Return all of the data exactly, with nothing left out but the pictures.

══════

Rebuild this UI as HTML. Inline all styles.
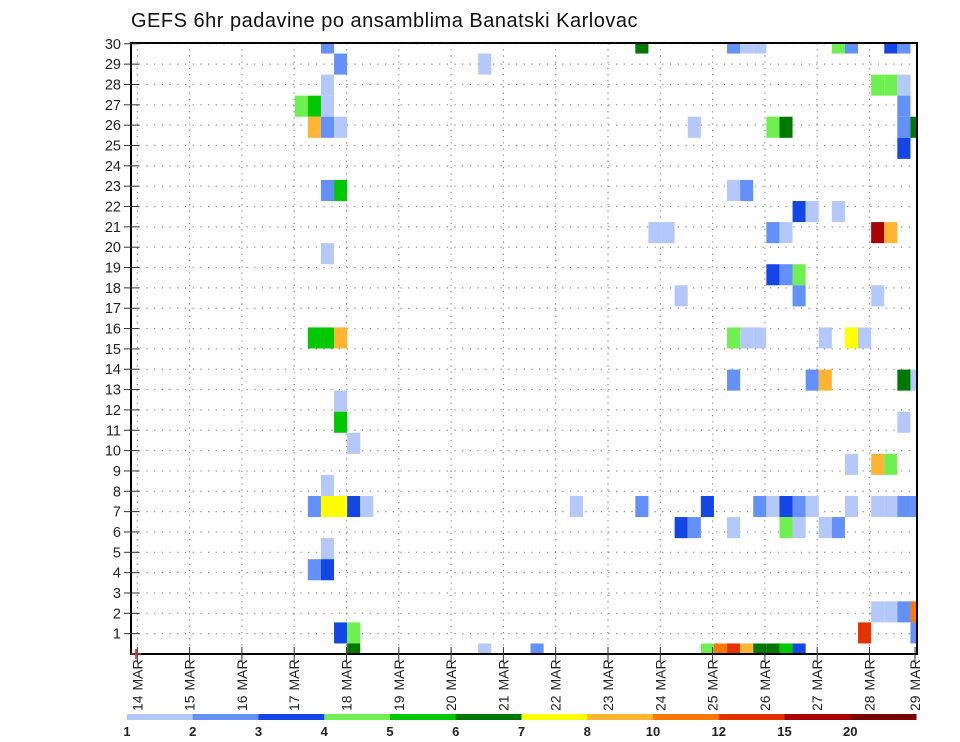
<!DOCTYPE html>
<html><head><meta charset="utf-8">
<style>
html,body{margin:0;padding:0;background:#fff;}
svg{display:block;font-family:"Liberation Sans",sans-serif;}
</style></head>
<body>
<svg id="chart" width="960" height="742" viewBox="0 0 960 742" xmlns="http://www.w3.org/2000/svg">
<defs><clipPath id="pc"><rect x="131" y="43" width="786" height="611"/></clipPath></defs>
<text x="131" y="27" font-size="20" letter-spacing="0.5" fill="#111">GEFS 6hr padavine po ansamblima Banatski Karlovac</text>
<g id="grid"></g>
<g id="cells" clip-path="url(#pc)"></g>
<rect x="131" y="43" width="786" height="611" fill="none" stroke="#000" stroke-width="2"/>
<g id="yaxis"></g>
<g id="xaxis"></g>
<g id="legend"></g>
</svg>
<script>
// ---- data ----
const yTickLabels = [1,2,3,4,5,6,7,8,9,10,11,12,13,14,15,16,17,18,19,20,21,22,23,24,25,26,27,28,29,30];
const dayLabels = ["14 MAR","15 MAR","16 MAR","17 MAR","18 MAR","19 MAR","20 MAR","21 MAR","22 MAR","23 MAR","24 MAR","25 MAR","26 MAR","27 MAR","28 MAR","29 MAR"];
const levels = [1,2,3,4,5,6,7,8,10,12,15,20];
const levelColors = ["#b4c8fa","#6490fa","#1446e6","#6ef050","#00c800","#007800","#ffff00","#ffb432","#ff7800","#e63200","#aa0000","#780000"];
const members = [
29,29,29,29,29,29,29,29,29,
28,28,
27,27,27,27,
26,26,26,26,
25,25,25,25,25,25,25,25,
24,
22,22,22,22,
21,21,21,
20,20,20,20,20,20,
19,
18,18,18,
17,17,17,
15,15,15,15,15,15,15,15,15,
13,13,13,13,13,
12,
11,11,
10,
9,9,9,
8,
7,7,7,7,7,7,7,7,7,7,7,7,7,7,7,7,7,7,
6,6,6,6,6,6,6,
5,
4,4,
2,2,2,2,
1,1,1,1,
0,0,0,0,0,0,0,0,0,0,0];
const steps = [
15,39,46,47,48,54,55,58,59,
16,27,
15,57,58,59,
13,14,15,59,
14,15,16,43,49,50,59,60,
59,
15,16,46,47,
51,52,54,
40,41,49,50,57,58,
15,
49,50,51,
42,51,57,
14,15,16,46,47,48,53,55,56,
46,52,53,59,60,
16,
16,59,
17,
55,57,58,
15,
14,15,16,17,18,34,39,44,48,49,50,51,52,55,57,58,59,60,
42,43,46,50,51,53,54,
15,
14,15,
57,58,59,60,
16,17,56,60,
17,27,31,44,45,46,47,48,49,50,51];
const precip = [
2.5,6.5,2.5,1.5,1.5,4.5,2.5,3.5,2.5,
2.5,1.5,
1.5,4.5,4.5,1.5,
4.5,5.5,1.5,2.5,
9,2.5,1.5,1.5,4.5,6.5,2.5,6.5,
3.5,
2.5,5.5,1.5,2.5,
3.5,1.5,1.5,
1.5,1.5,2.5,1.5,17,9,
1.5,
3.5,2.5,4.5,
1.5,2.5,1.5,
5.5,5.5,9,4.5,1.5,1.5,1.5,7.5,1.5,
2.5,2.5,9,6.5,1.5,
1.5,
5.5,1.5,
1.5,
1.5,9,4.5,
1.5,
2.5,7.5,7.5,3.5,1.5,1.5,2.5,3.5,2.5,1.5,3.5,2.5,1.5,1.5,1.5,1.5,2.5,2.5,
3.5,2.5,1.5,4.5,1.5,1.5,2.5,
1.5,
2.5,3.5,
1.5,1.5,2.5,11,
3.5,4.5,13,2.5,
6.5,1.5,2.5,4.5,11,13,9,6.5,6.5,5.5,3.5];

// ---- scales ----
const NS="http://www.w3.org/2000/svg";
const PL=131, PR=917, PT=43, PB=654;
const stepW=(PR-PL)/60;
const cellH=(PB-PT)/29;
function xStep(j){return PL+j*stepW;}
function yMember(m){return PB-m*cellH;}
function yTick(v){return PB-v*20.34;}
function xDay(d){return 137.3+d*52.3;}
function colorFor(v){let c=null;for(let i=0;i<levels.length;i++){if(v>=levels[i])c=levelColors[i];}return c;}
function mk(tag,attrs,parent){const e=document.createElementNS(NS,tag);for(const k in attrs)e.setAttribute(k,attrs[k]);parent.appendChild(e);return e;}

const grid=document.getElementById('grid');
yTickLabels.forEach(v=>{
  const l=mk('line',{x1:PL,x2:PR,y1:yTick(v),y2:yTick(v),stroke:'#888','stroke-width':1.2,'stroke-dasharray':'1.2 6.5'},grid);
  
  
});
dayLabels.forEach((d,i)=>{
  const x=xDay(i); if(x>PR) return;
  const l=mk('line',{x1:x,x2:x,y1:PT,y2:PB,stroke:'#888','stroke-width':1.2,'stroke-dasharray':'1.2 5'},grid);
  
  
});

const cells=document.getElementById('cells');
for(let i=0;i<precip.length;i++){
  const c=colorFor(precip[i]); if(!c) continue;
  const r=mk('rect',{x:xStep(steps[i])-stepW/2,y:yMember(members[i])-cellH/2,width:stepW,height:cellH,fill:c},cells);
  
  
}

const ya=document.getElementById('yaxis');
yTickLabels.forEach(v=>{
  const y=yTick(v);
  const t=mk('line',{x1:124,x2:139,y1:y,y2:y,stroke:'#333','stroke-width':1},ya);
  
  
  const tx=mk('text',{x:121,y:y+5,'font-size':14.5,'text-anchor':'end',fill:'#222'},ya);
  tx.textContent=v;
  
  
});

const xa=document.getElementById('xaxis');
dayLabels.forEach((d,i)=>{
  const x=Math.min(xDay(i),915);
  const t=mk('line',{x1:x,x2:x,y1:647,y2:662,stroke:'#333','stroke-width':1},xa);
  
  
  const parts=d.split(' ');
  const tx=mk('text',{x:0,y:0,'font-size':14,'text-anchor':'start',fill:'#222',transform:`translate(${x+5},711) rotate(-90)`},xa);
  
  
  tx.appendChild(document.createTextNode(parts[0]));
  const ts=mk('tspan',{dx:1},tx);
  ts.textContent=' '+parts[1];
});
const rc=mk('path',{d:'M131 654 h10 M136 649 v10',stroke:'#c03030','stroke-width':1.5},xa);



const lg=document.getElementById('legend');
const LX=127, LW=(916-127)/levels.length;
levelColors.forEach((c,i)=>{
  const r=mk('rect',{x:LX+i*LW,y:714,width:LW+0.5,height:6,fill:c},lg);
  
  
});
levels.forEach((v,i)=>{
  const t=mk('text',{x:LX+i*LW,y:736,'font-size':13,'font-weight':'bold','text-anchor':'middle',fill:'#222'},lg);
  t.textContent=v;
  
  
});
</script>
</body></html>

══════

Result of this exercise
Rebuild this UI as HTML. Inline all styles.
<!DOCTYPE html>
<html><head><meta charset="utf-8">
<style>
html,body{margin:0;padding:0;background:#fff;}
svg{display:block;font-family:"Liberation Sans",sans-serif;}
</style></head>
<body>
<svg id="chart" width="960" height="742" viewBox="0 0 960 742" xmlns="http://www.w3.org/2000/svg">
<defs><clipPath id="pc"><rect x="131" y="43" width="786" height="611"/></clipPath></defs>
<text x="131" y="27" font-size="20" letter-spacing="0.5" fill="#111">GEFS 6hr padavine po ansamblima Banatski Karlovac</text>
<g id="grid"></g>
<g id="cells" clip-path="url(#pc)"></g>
<rect x="131" y="43" width="786" height="611" fill="none" stroke="#000" stroke-width="2"/>
<g id="yaxis"></g>
<g id="xaxis"></g>
<g id="legend"></g>
</svg>
<script>
// ---- data ----
const yTickLabels = [1,2,3,4,5,6,7,8,9,10,11,12,13,14,15,16,17,18,19,20,21,22,23,24,25,26,27,28,29,30];
const dayLabels = ["14 MAR","15 MAR","16 MAR","17 MAR","18 MAR","19 MAR","20 MAR","21 MAR","22 MAR","23 MAR","24 MAR","25 MAR","26 MAR","27 MAR","28 MAR","29 MAR"];
const levels = [1,2,3,4,5,6,7,8,10,12,15,20];
const levelColors = ["#b4c8fa","#6490fa","#1446e6","#6ef050","#00c800","#007800","#ffff00","#ffb432","#ff7800","#e63200","#aa0000","#780000"];
const members = [
29,29,29,29,29,29,29,29,29,
28,28,
27,27,27,27,
26,26,26,26,
25,25,25,25,25,25,25,25,
24,
22,22,22,22,
21,21,21,
20,20,20,20,20,20,
19,
18,18,18,
17,17,17,
15,15,15,15,15,15,15,15,15,
13,13,13,13,13,
12,
11,11,
10,
9,9,9,
8,
7,7,7,7,7,7,7,7,7,7,7,7,7,7,7,7,7,7,
6,6,6,6,6,6,6,
5,
4,4,
2,2,2,2,
1,1,1,1,
0,0,0,0,0,0,0,0,0,0,0];
const steps = [
15,39,46,47,48,54,55,58,59,
16,27,
15,57,58,59,
13,14,15,59,
14,15,16,43,49,50,59,60,
59,
15,16,46,47,
51,52,54,
40,41,49,50,57,58,
15,
49,50,51,
42,51,57,
14,15,16,46,47,48,53,55,56,
46,52,53,59,60,
16,
16,59,
17,
55,57,58,
15,
14,15,16,17,18,34,39,44,48,49,50,51,52,55,57,58,59,60,
42,43,46,50,51,53,54,
15,
14,15,
57,58,59,60,
16,17,56,60,
17,27,31,44,45,46,47,48,49,50,51];
const precip = [
2.5,6.5,2.5,1.5,1.5,4.5,2.5,3.5,2.5,
2.5,1.5,
1.5,4.5,4.5,1.5,
4.5,5.5,1.5,2.5,
9,2.5,1.5,1.5,4.5,6.5,2.5,6.5,
3.5,
2.5,5.5,1.5,2.5,
3.5,1.5,1.5,
1.5,1.5,2.5,1.5,17,9,
1.5,
3.5,2.5,4.5,
1.5,2.5,1.5,
5.5,5.5,9,4.5,1.5,1.5,1.5,7.5,1.5,
2.5,2.5,9,6.5,1.5,
1.5,
5.5,1.5,
1.5,
1.5,9,4.5,
1.5,
2.5,7.5,7.5,3.5,1.5,1.5,2.5,3.5,2.5,1.5,3.5,2.5,1.5,1.5,1.5,1.5,2.5,2.5,
3.5,2.5,1.5,4.5,1.5,1.5,2.5,
1.5,
2.5,3.5,
1.5,1.5,2.5,11,
3.5,4.5,13,2.5,
6.5,1.5,2.5,4.5,11,13,9,6.5,6.5,5.5,3.5];

// ---- scales ----
const NS="http://www.w3.org/2000/svg";
const PL=131, PR=917, PT=43, PB=654;
const stepW=(PR-PL)/60;
const cellH=(PB-PT)/29;
function xStep(j){return PL+j*stepW;}
function yMember(m){return PB-m*cellH;}
function yTick(v){return PB-v*20.34;}
function xDay(d){return 137.3+d*52.3;}
function colorFor(v){let c=null;for(let i=0;i<levels.length;i++){if(v>=levels[i])c=levelColors[i];}return c;}
function mk(tag,attrs,parent){const e=document.createElementNS(NS,tag);for(const k in attrs)e.setAttribute(k,attrs[k]);parent.appendChild(e);return e;}

const grid=document.getElementById('grid');
yTickLabels.forEach(v=>{
  const l=mk('line',{x1:PL,x2:PR,y1:yTick(v),y2:yTick(v),stroke:'#888','stroke-width':1.2,'stroke-dasharray':'1.2 6.5'},grid);
  
  
});
dayLabels.forEach((d,i)=>{
  const x=xDay(i); if(x>PR) return;
  const l=mk('line',{x1:x,x2:x,y1:PT,y2:PB,stroke:'#888','stroke-width':1.2,'stroke-dasharray':'1.2 5'},grid);
  
  
});

const cells=document.getElementById('cells');
for(let i=0;i<precip.length;i++){
  const c=colorFor(precip[i]); if(!c) continue;
  const r=mk('rect',{x:xStep(steps[i])-stepW/2,y:yMember(members[i])-cellH/2,width:stepW,height:cellH,fill:c},cells);
  
  
}

const ya=document.getElementById('yaxis');
yTickLabels.forEach(v=>{
  const y=yTick(v);
  const t=mk('line',{x1:124,x2:139,y1:y,y2:y,stroke:'#333','stroke-width':1},ya);
  
  
  const tx=mk('text',{x:121,y:y+5,'font-size':14.5,'text-anchor':'end',fill:'#222'},ya);
  tx.textContent=v;
  
  
});

const xa=document.getElementById('xaxis');
dayLabels.forEach((d,i)=>{
  const x=Math.min(xDay(i),915);
  const t=mk('line',{x1:x,x2:x,y1:647,y2:662,stroke:'#333','stroke-width':1},xa);
  
  
  const parts=d.split(' ');
  const tx=mk('text',{x:0,y:0,'font-size':14,'text-anchor':'start',fill:'#222',transform:`translate(${x+5},711) rotate(-90)`},xa);
  
  
  tx.appendChild(document.createTextNode(parts[0]));
  const ts=mk('tspan',{dx:1},tx);
  ts.textContent=' '+parts[1];
});
const rc=mk('path',{d:'M131 654 h10 M136 649 v10',stroke:'#c03030','stroke-width':1.5},xa);



const lg=document.getElementById('legend');
const LX=127, LW=(916-127)/levels.length;
levelColors.forEach((c,i)=>{
  const r=mk('rect',{x:LX+i*LW,y:714,width:LW+0.5,height:6,fill:c},lg);
  
  
});
levels.forEach((v,i)=>{
  const t=mk('text',{x:LX+i*LW,y:736,'font-size':13,'font-weight':'bold','text-anchor':'middle',fill:'#222'},lg);
  t.textContent=v;
  
  
});
</script>
</body></html>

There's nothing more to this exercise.